The turn…


I woke up on the wrong side of the bed, I was agitated as soon as I was awake.  Martha was forgetful, not unusual but because of my agitation more frustrating.  She stepped by my door every 1 – 2 minutes saying “good morning, are you ok?”  Each time I would repeat “morning, yes, time to get dressed now.”  I tried to say awake, alert and not annoyed.  I made my way out of bed, bathroom, dressed and tidying the house.  I had endured for the fifteenth time “morning, are you ok?” I tried to be honest with Martha. “Look, I am getting a bit frustrated Martha, can you just get dressed” This would start another trip to the bathroom and the cycle of bathroom, shuffling, “morning, are you ok?” would start again.  By the 20th time it was like fingernails on a chalk board.

“Martha” I commanded. “Either get dressed or go to group in your PJ’s” and thus the turn happened.  I wasn’t aware at first, she shut the door to her room, I assumed for privacy, she emerged semi dressed but as soon as she looked at me I saw the agitation in her.  Grinding her teeth, sullen, angry. I, in my petulant frustration had woken the beast.  I made breakfast and thought if I just hurried us along she may forget she was agitated by me.  I stood shoveling my breakfast in my mouth and then moved us into the car.  I turned on music and did my best impression of being happy.  In all honesty I was so grumpy, irritable and tired from this mornings repetitions.  On our journey my agitation only grew, the question no longer “are you ok?” now “where are we going” what felt like for the 1000th time I said “to group, you are going to group and I am going to work.” Less than a minute later the nails on blackboard were back.  As we approached Lavender Cottage I felt a sense of relief wash over me. Thank goodness, for the next six hours I have reprieve.

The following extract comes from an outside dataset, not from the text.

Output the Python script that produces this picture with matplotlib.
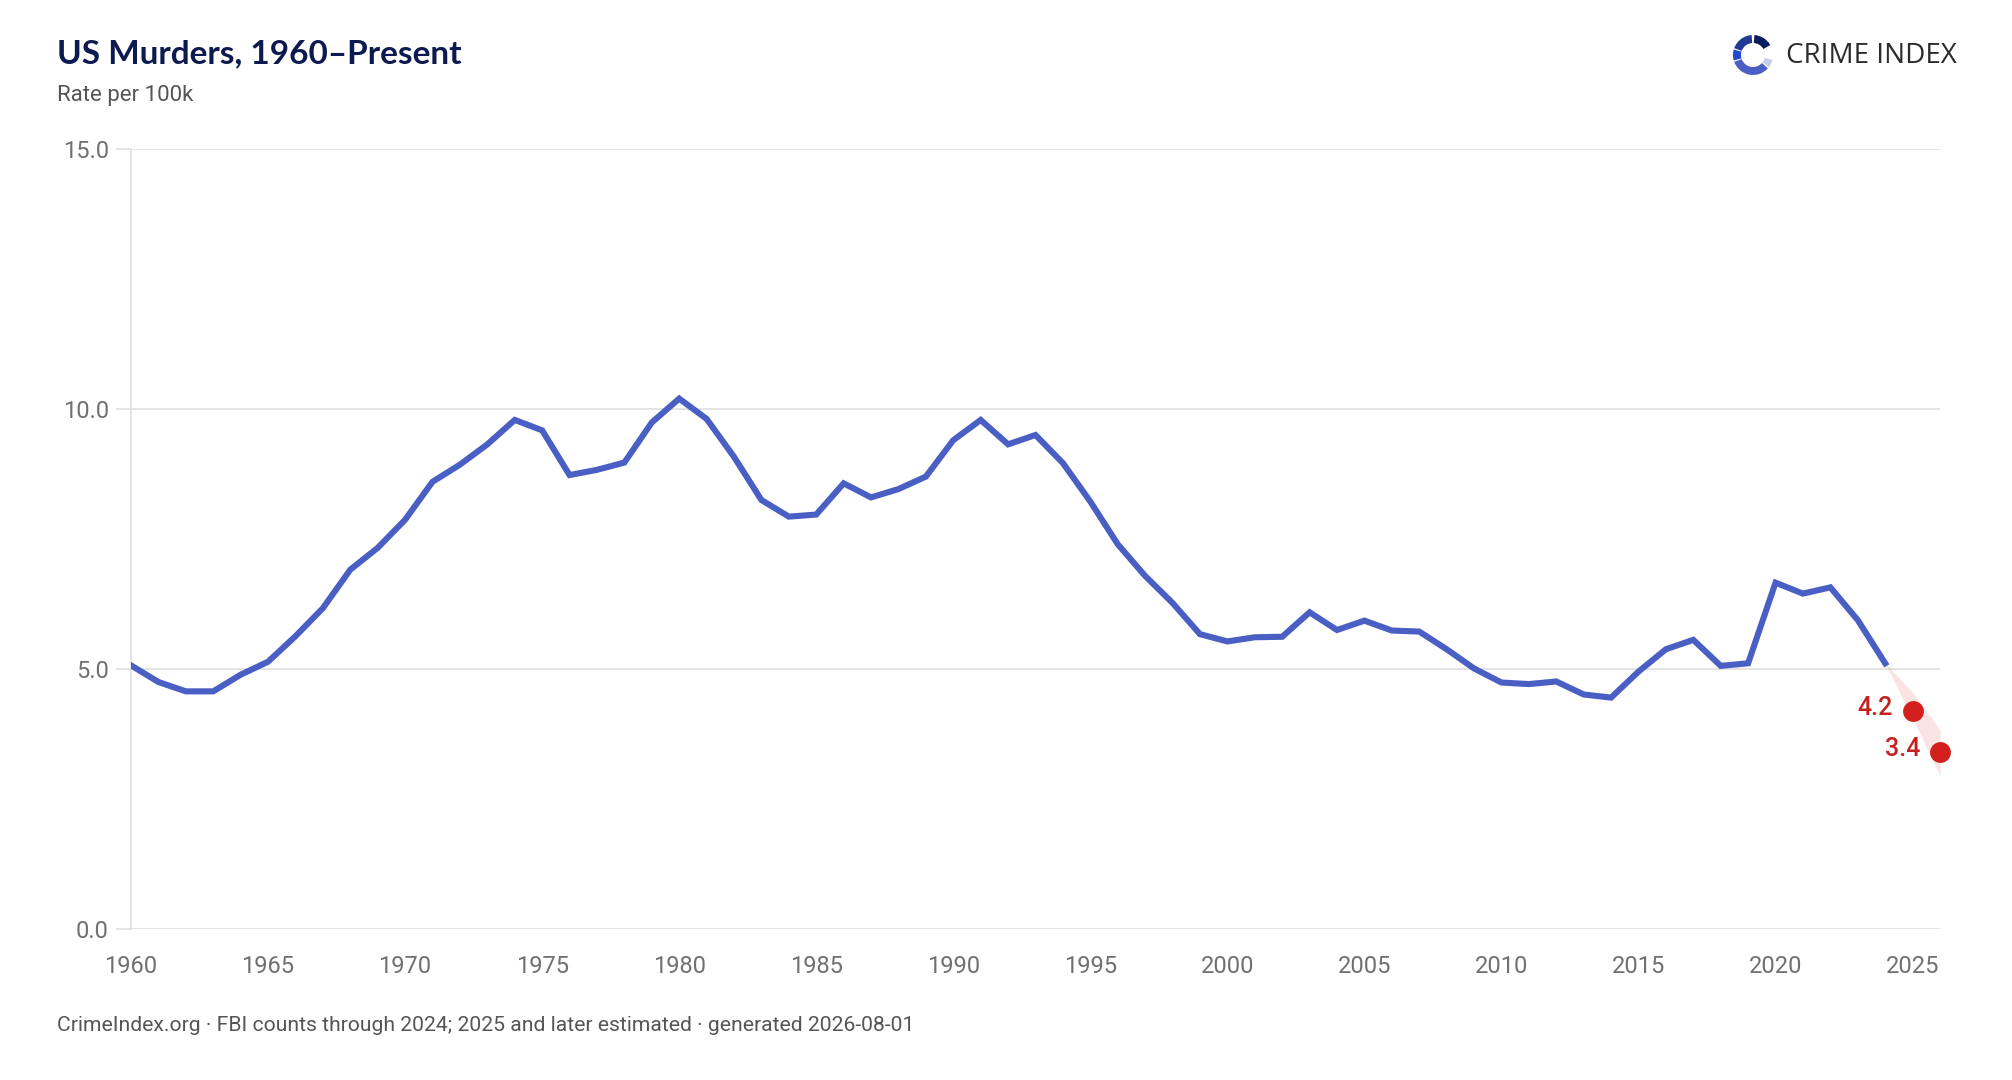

We parked and I knew that she had turned completely, I was now the enemy.  I coo’ed at her, trying to entice her with my love and soft voice.  “Martha, let’s go in” I anticipated her next move and watched as her fists clenched, she would either strike out at me or throw something, but whatever she did do, she would then get out of the car.  She threw a bottle of water, by the time it reached where I was, I was no longer there.  She was out of the car but I was quicker.  We danced on the driveway, a familiar dance of love and hate.  I knew the steps and Martha didn’t. We danced until she grew tired and I was able to move her with my body. Arms out-stretched on her lower back, guiding her towards the gate. I swiftly opened the gate and pushed her in, the air rushed from my body as the weight of the world lifted. Six hours I thought, six hours of freedom.  By the time we reached the staff, a mere 20 steps Martha had forgotten our dance.  I said goodbye and turned quickly, “when will you be back?” the nurse responded first “you’re going home on the van, Martha.” I smiled and left.

Six hours until I have to dance again.